Kiss my ass, you Nazis! I go to the 16th floor every day and stand in the lobby, waiting at the locked doors like a dog in the snow, until someone with a pass lets me in. This can take 15 minutes; the office manager told me to do this. Could she give me a temporary pass for the length of my assignment? Sure. Only that this place, like so many others, is so overwhelmed with paranoia that they suspect I might be a spy from a competing company who will steal all their old memos. Frankly, I could easily do this during the work day and take the booty home at night on a compact disc in my gym bag. If they searched my gym bag, why, I could surely insert the disc into my anus. But the truth is my used jock strap means more to me than even the most confidential memo in any office. Like any sane person, I don't give a shit about their silly reindeer games.
Even with this hassle, over two weeks, I've grown to feel comfortable in this place. I'm writing this now, as a matter of fact, at my desk, where people take one look at me and think, "Christ, they're really working that temp to death" as I feverishly type away. It's a low-key assignment, with short bursts of work between hours of doing my own thing.

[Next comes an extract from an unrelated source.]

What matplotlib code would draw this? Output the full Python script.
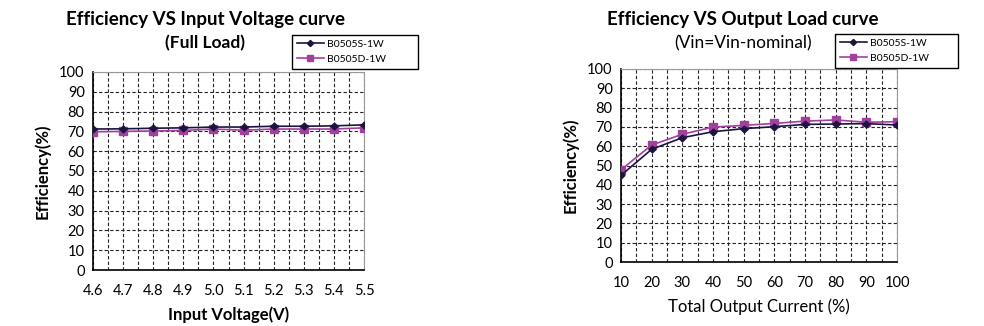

Here's what I've learned: I value even the illusion of security. After only 10 days in this place, I can feel it. Doing this repeatedly as a temp is like leaving home every few weeks. A giddy feeling, but also slightly apprehensive as I'm not sure what the future will bring. So far, nothing too abominable. But I can feel the pull of knowing where you're going each morning, how you'll get there, the people you'll meet, the situations and crises you'll face, even the small routines, like hitting the soda machine every morning at 10:30. Even if you don't like any of these things about your life and firmly believe they're doing something dramatic like stealing your soul, it generally takes a severe shock--like a layoff or a job offer--to jolt you out of that security. Besides which, in terms of your soul, I've found it better to be bluntly honest in terms of blame: how can they steal what you're already giving away?